Jim McKenzie

Personal information
- Full name: James Ross McKenzie
- Date of birth: 17 August 1875
- Place of birth: Glasgow, Scotland
- Date of death: 18 May 1945 (aged 69)
- Height: 5 ft 6 in (1.68 m)
- Position(s): Outside-left

Youth career
- Gatmore
- Possil Park
- East Stirlingshire
- Cowlairs

Senior career*
- Years: Team / Apps / (Gls)
- 1896–1897: Burton Swifts / 26 / (5)
- 1897–1898: Clyde
- 1898–1899: Southampton / 6 / (2)
- 1899–1900: Clyde

= Jim McKenzie (footballer) =

Scottish footballer (1875-1945)

James Ross McKenzie (17 August 1875 – 18 May 1945) was a Scottish professional footballer who played as an outside-forward for various clubs in Scotland and England in the 1890s.

==Football career==
McKenzie was born in Glasgow and trained as an upholsterer, playing amateur football for various clubs in the northern half of the city before moving to England in September 1896 to join Burton Swifts of the Football League Second Division.

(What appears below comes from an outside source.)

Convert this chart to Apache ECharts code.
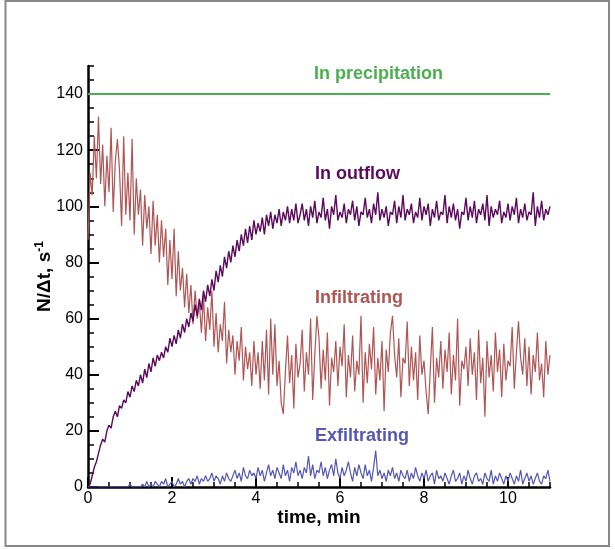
<!DOCTYPE html>
<html>
<head>
<meta charset="utf-8">
<script src="https://cdn.jsdelivr.net/npm/echarts@6/dist/echarts.min.js"></script>
<style>html,body{margin:0;padding:0;background:#fff}#c{width:615px;height:550px}</style>
</head>
<body>
<div id="c"></div>
<script>
// time step of samples (min)
var STEP = 0.05;
var xTicks = [0, 2, 4, 6, 8, 10];
var yTicks = [0, 20, 40, 60, 80, 100, 120, 140];

var precipitation = [[0, 140], [11, 140]];

var outflow = [
  0,1,4,7,9,12,15,17,16,20,
  22,21,25,27,25,29,28,31,30,34,
  32,36,34,38,36,40,37,42,39,44,
  41,46,43,47,45,48,46,50,48,53,
  50,54,51,56,53,58,55,60,57,62,
  59,65,61,67,63,70,66,72,68,74,
  70,77,73,79,75,82,78,84,80,86,
  82,88,84,90,86,92,87,93,88,95,
  90,94,91,96,90,97,93,98,92,97,
  94,99,93,98,95,100,94,99,95,101,
  94,
  97,101,95,99,93,100,96,102,94,98,
  96,103,95,99,92,100,97,104,95,98,
  96,101,94,99,97,102,95,100,93,98,
  97,103,96,99,94,101,97,105,95,99,
  96,100,93,98,97,102,94,100,96,104,
  95,99,97,101,94,98,96,103,95,100,
  97,101,93,99,96,102,95,98,97,104,
  94,100,96,101,95,99,92,98,97,103,
  95,100,96,102,94,99,97,101,95,104,
  93,100,96,99,97,102,94,98,96,101,
  95,100,97,103,94,99,96,101,95,98,
  97,105,93,100,96,102,95,99,97,100
];

var infiltrating = [
  88,112,104,125,110,132,108,122,100,118,
  105,128,98,116,124,113,93,125,97,112,
  95,124,90,110,97,106,86,104,92,100,
  83,102,86,97,80,95,82,92,72,88,
  74,92,68,84,70,78,64,76,62,72,
  58,70,60,66,55,68,52,64,56,70,
  50,62,48,58,52,66,44,56,48,54,
  40,52,45,57,38,50,42,48,36,52,
  40,
  48,35,52,38,56,33,60,40,58,36,
  45,30,26,41,54,37,47,28,51,39,
  44,56,34,48,40,60,31,47,61,53,
  35,49,38,55,29,46,41,52,36,50,
  43,58,32,47,39,54,34,45,40,61,
  30,48,37,51,42,57,33,46,38,52,
  27,49,41,55,61,47,39,53,32,46,
  44,59,36,50,38,48,31,54,40,45,
  34,26,42,57,30,46,39,52,35,49,
  41,55,33,47,38,60,29,45,42,50,
  36,53,40,48,31,56,37,46,25,52,
  39,47,34,55,41,49,32,51,38,45,
  43,57,35,48,59,46,40,53,36,50,
  33,47,41,55,38,44,32,52,40,47
];

var exfiltrating = [
  0,0,0,0,0,0,0,0,0,0,
  0,0,0,0,0,0,0,0,0,0,
  1,0,0,0,0,0,1,0,2,0,
  1,0,2,1,0,2,1,3,0,1,
  2,0,1,3,1,2,0,2,3,1,
  3,2,4,1,3,2,4,2,3,5,
  2,4,3,1,4,2,5,3,2,4,
  6,3,5,2,7,4,3,6,4,5,
  3,7,4,6,2,5,8,4,6,3,
  7,5,3,8,4,6,2,7,5,9,
  4,6,3,7,5,11,4,8,3,6,
  5,9,4,7,3,6,8,4,10,5,
  3,7,4,6,9,5,2,7,4,8,
  5,3,8,4,6,2,7,13,4,6,
  3,5,2,6,4,7,3,5,2,6,
  4,3,6,2,5,3,7,4,2,5,
  3,6,2,4,5,1,6,3,4,2,
  5,3,1,4,6,2,3,5,1,4,
  2,6,3,1,4,5,2,3,1,5,
  3,2,6,1,4,2,5,3,1,4,
  2,5,3,1,4,2,6,1,3,5,
  2,4,1,3,5,2,1,4,3,6,
  2
];

function pairs(arr) {
  return arr.map(function (v, i) { return [+(i * STEP).toFixed(2), v]; });
}

var FONT = 'Liberation Sans, Arial, sans-serif';
var chart = echarts.init(document.getElementById('c'), null, { renderer: 'canvas' });

chart.setOption({
  animation: false,
  backgroundColor: '#fff',
  grid: { left: 88, right: 65, top: 66, bottom: 63, containLabel: false },
  xAxis: [
    {
      type: 'value', min: 0, max: 11, position: 'bottom',
      name: 'time, min', nameLocation: 'middle', nameGap: 21, nameMoveOverlap: false,
      nameTextStyle: { fontFamily: FONT, fontWeight: 'bold', fontSize: 19, color: '#000' },
      axisLine: { show: true, onZero: false, lineStyle: { color: '#000', width: 2.5 } },
      axisTick: { show: true, inside: true, length: 10, customValues: xTicks, lineStyle: { color: '#000', width: 2 } },
      axisLabel: { customValues: xTicks, color: '#000', fontFamily: FONT, fontSize: 16, margin: 4 },
      splitLine: { show: false }
    },
    {
      type: 'value', min: 0, max: 11, interval: 0.5, position: 'bottom',
      axisLine: { show: false, onZero: false },
      axisTick: { show: true, inside: true, length: 5, lineStyle: { color: '#000', width: 1.5 } },
      axisLabel: { show: false },
      splitLine: { show: false }
    }
  ],
  yAxis: [
    {
      type: 'value', min: 0, max: 150, position: 'left',
      name: '{a|N/\u0394t, s}{b|-1}', nameLocation: 'middle', nameGap: 33, nameRotate: 90, nameMoveOverlap: false,
      nameTextStyle: {
        rich: {
          a: { fontFamily: FONT, fontWeight: 'bold', fontSize: 19, color: '#000' },
          b: { fontFamily: FONT, fontWeight: 'bold', fontSize: 12, color: '#000', verticalAlign: 'top', padding: [0, 0, 9, 0] }
        }
      },
      axisLine: { show: true, onZero: false, lineStyle: { color: '#000', width: 2.5 } },
      axisTick: { show: true, inside: true, length: 11, customValues: yTicks, lineStyle: { color: '#000', width: 2 } },
      axisLabel: { customValues: yTicks, color: '#000', fontFamily: FONT, fontSize: 16, margin: 5 },
      splitLine: { show: false }
    },
    {
      type: 'value', min: 0, max: 150, interval: 5, position: 'left',
      axisLine: { show: false, onZero: false },
      axisTick: { show: true, inside: true, length: 6, lineStyle: { color: '#000', width: 1.5 } },
      axisLabel: { show: false },
      splitLine: { show: false }
    }
  ],
  series: [
    {
      name: 'In precipitation', type: 'line', data: precipitation, showSymbol: false,
      lineStyle: { color: '#4caf50', width: 2 }, z: 3
    },
    {
      name: 'Infiltrating', type: 'line', data: pairs(infiltrating), showSymbol: false,
      lineStyle: { color: '#b05454', width: 1.2 }, z: 2
    },
    {
      name: 'In outflow', type: 'line', data: pairs(outflow), showSymbol: false,
      lineStyle: { color: '#5c0a5c', width: 1.4 }, z: 4
    },
    {
      name: 'Exfiltrating', type: 'line', data: pairs(exfiltrating), showSymbol: false,
      lineStyle: { color: '#5656b4', width: 1.2 }, z: 5
    }
  ],
  graphic: [
    { type: 'rect', shape: { x: 5.5, y: 1, width: 603.5, height: 545 }, style: { fill: null, stroke: '#888', lineWidth: 2 }, silent: true },
    { type: 'text', left: 314, top: 65, style: { text: 'In precipitation', fill: '#4caf50', font: 'bold 18px ' + FONT } },
    { type: 'text', left: 315, top: 165, style: { text: 'In outflow', fill: '#5c0a5c', font: 'bold 18px ' + FONT } },
    { type: 'text', left: 315, top: 289, style: { text: 'Infiltrating', fill: '#b05454', font: 'bold 18px ' + FONT } },
    { type: 'text', left: 315, top: 427, style: { text: 'Exfiltrating', fill: '#5656b4', font: 'bold 18px ' + FONT } }
  ]
});
</script>
</body>
</html>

At Burton he had a successful season, missing only four league matches, scoring five goals, as the Swifts finished the 1896–97 season in eleventh place. He then returned to Glasgow to spend a season with Clyde, at the end of which they finished at the foot of the table.

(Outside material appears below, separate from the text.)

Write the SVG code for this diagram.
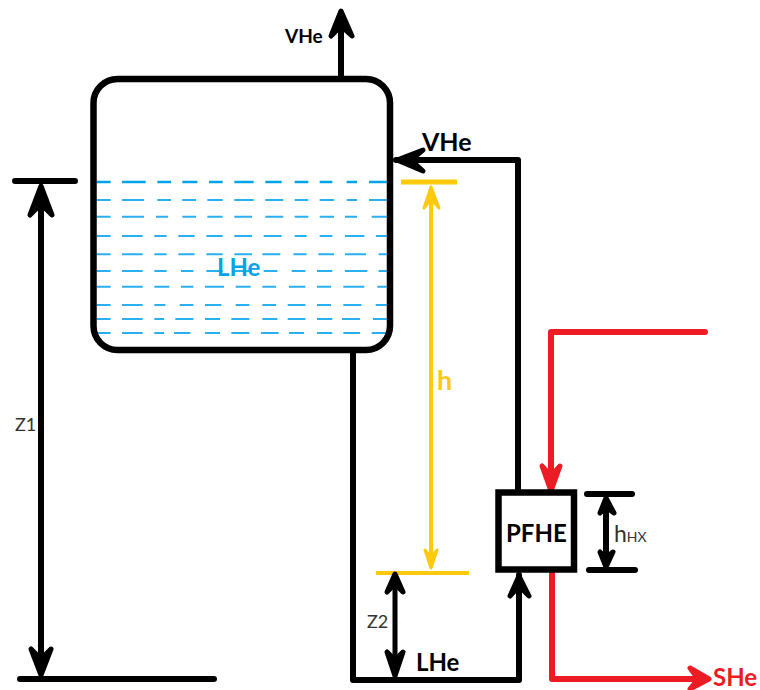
<svg xmlns="http://www.w3.org/2000/svg" width="760" height="690" viewBox="0 0 760 690">
<style>
text{font-family:"Lato","Carlito","Liberation Sans",sans-serif}
.b{font-weight:700;font-size:24px}
.t{font-size:18px;fill:#333}
.k{fill:none;stroke:#000;stroke-width:6;stroke-linecap:round;stroke-linejoin:round}
.r{fill:none;stroke:#ED1C24;stroke-width:6;stroke-linecap:round;stroke-linejoin:round}
.y{fill:none;stroke:#FFC90E;stroke-width:4}
.hk{fill:#000;stroke:#000;stroke-width:5;stroke-linejoin:round;stroke-linecap:round}
.hr{fill:#ED1C24;stroke:#ED1C24;stroke-width:5;stroke-linejoin:round}
.hy{fill:#FFC90E;stroke:#FFC90E;stroke-width:3;stroke-linejoin:round}
.l{fill:none;stroke:#2AB0EE;stroke-width:6}
</style>
<rect width="760" height="690" fill="#fff"/>
<g id="connectors">
<path class="k" d="M341 79V14"/>
<path class="hk" d="M331 36L341 11L352 36L341 26Z"/>
<path class="k" d="M353 350V680H519V575"/>
<path class="hk" d="M510 596L519 576L529 596L519 586Z"/>
<path class="k" d="M518 490V160H396"/>
<path class="hk" d="M423 150L397 160L423 171L411 160Z"/>
<path class="r" d="M705 332H551V490"/>
<path class="hr" d="M542 466L551 491L560 466L551 476Z"/>
<path class="r" d="M552 570V679H705"/>
<path class="hr" d="M690 668L709 679L690 689L698 679Z"/>
</g>
<g id="dimensions">
<path class="k" d="M15 181H75M41 190V670M20 679H214"/>
<path class="hk" d="M30 215L41 186L52 215L41 204Z"/>
<path class="hk" d="M31 649L41 675L51 649L41 659Z"/>
<path class="y" style="stroke-width:5" d="M401 182H457"/>
<path class="y" d="M431 190V560M376 573H469"/>
<path class="hy" d="M424 208L431 187L439 208L431 199Z"/>
<path class="hy" d="M425 550L431 568L437 550L431 558Z"/>
<path class="k" style="stroke-width:5" d="M395 580V670"/>
<path class="hk" d="M387 592L395 574L403 592L395 584Z"/>
<path class="hk" d="M387 652L395 676L403 652L395 660Z"/>
<path class="k" d="M587 494H632M589 570H635M606 505V560"/>
<path class="hk" d="M600 513L606 498L614 513L606 507Z"/>
<path class="hk" d="M600 552L606 567L613 552L606 558Z"/>
</g>
<g id="vessel">
<g transform="translate(80 170) scale(.33333)">
<path class="l" style="stroke:#00A2E8;stroke-width:8" d="M50 36H92M126 36H197M232 36H273M307 36H352M387 36H428M463 36H521M556 36H605M644 36H685M719 36H757M800 36H831M867 36H920"/>
<path class="l" d="M50 90H92M126 90H192M232 90H273M307 90H348M382 90H428M463 90H521M556 90H610M644 90H685M719 90H762M800 90H831M867 90H920"/>
<path class="l" d="M50 140H92M126 140H192M228 140H264M307 140H348M382 140H428M463 140H516M556 140H610M644 140H685M719 140H762M795 140H831M875 140H920"/>
<path class="l" d="M50 198H92M126 198H188M223 198H260M295 198H344M379 198H428M463 198H516M551 198H605M644 198H680M719 198H757M795 198H853M888 198H920"/>
<path class="l" d="M50 253H92M126 253H188M223 253H260M295 253H344M379 253H428M463 253H516M547 253H601M640 253H680M715 253H762M795 253H858M896 253H920"/>
<path class="l" d="M50 303H92M126 303H188M223 303H260M303 303H340M379 303H428M463 303H516M551 303H592M635 303H676M711 303H757M795 303H862M896 303H920"/>
<path class="l" d="M50 350H92M126 350H188M223 350H268M303 350H340M375 350H432M467 350H512M547 350H588M627 350H676M711 350H753M790 350H853M892 350H920"/>
<path class="l" d="M50 405H92M126 405H188M223 405H256M299 405H340M375 405H424M467 405H508M547 405H588M623 405H676M711 405H753M790 405H844M887 405H920"/>
<path class="l" d="M50 447H92M126 447H188M223 447H252M286 447H340M375 447H420M454 447H508M547 447H592M623 447H676M711 447H757M786 447H840M879 447H920"/>
<path class="l" d="M50 489H92M126 489H188M223 489H252M282 489H331M375 489H420M454 489H508M543 489H596M627 489H672M711 489H757M790 489H840M875 489H920"/>
</g>
<rect x="93.500" y="79" width="296.500" height="271" rx="24" fill="none" stroke="#000" stroke-width="6.500"/>
<text class="b" x="217" y="276" fill="#00A2E8">LHe</text>
</g>
<g id="pfhe">
<rect x="498.500" y="492.500" width="75.500" height="77" fill="none" stroke="#000" stroke-width="6.500"/>
<text class="b" x="506" y="542" fill="#000">PFHE</text>
</g>
<g id="labels">
<text class="b" x="285" y="43" style="font-size:19px">VHe</text>
<text class="b" x="422" y="151" style="font-size:25px">VHe</text>
<text class="b" x="437" y="390" fill="#FFC90E" style="font-size:27px">h</text>
<text class="t" x="15" y="431">Z1</text>
<text class="t" x="367" y="628">Z2</text>
<text x="614" y="542" style="font-size:23px;fill:#333">h<tspan style="font-size:14px">HX</tspan></text>
<text class="b" x="416" y="671">LHe</text>
<text class="b" x="713" y="686" fill="#ED1C24">SHe</text>
</g>
</svg>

In the summer of 1898, he was persuaded to move to southern England to join the Southern League champions, Southampton. The "Saints" were about to embark on their first season in their new stadium and McKenzie made his debut for Southampton in the opening match at The Dell, against Brighton United on 3 September 1898.

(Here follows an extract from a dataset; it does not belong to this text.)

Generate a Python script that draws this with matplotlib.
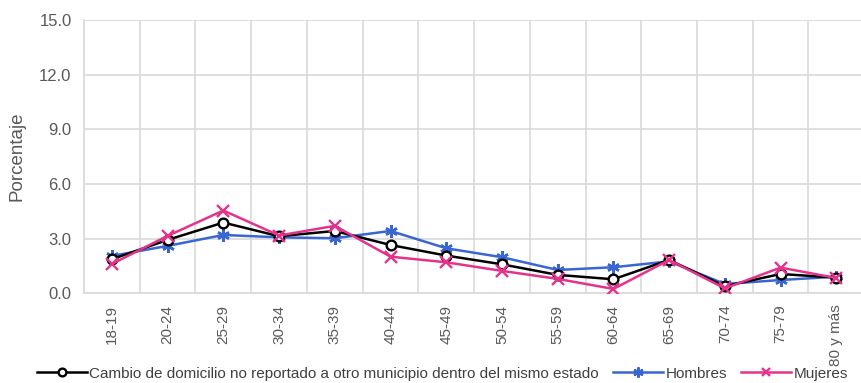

After Watty Keay had opened the scoring, McKenzie (playing at outside-left) missed some good chances as the Saints put pressure on the Brighton goal. As half-time approached, McKenzie made a "smart run up the left" and crossed for Abe Hartley to score the second goal. McKenzie then added a third in the second half, and although Brighton pulled one back through Roddy McLeod, Tom Smith wrapped the match up with the fourth goal.

The appreciative Saints fans dubbed McKenzie "little Joe Turner", but after only six appearances the lightweight, diminutive winger lost his place to George Seeley. Following a serious leg injury in reserve team match, he returned to Scotland, rejoining Clyde once he had recovered.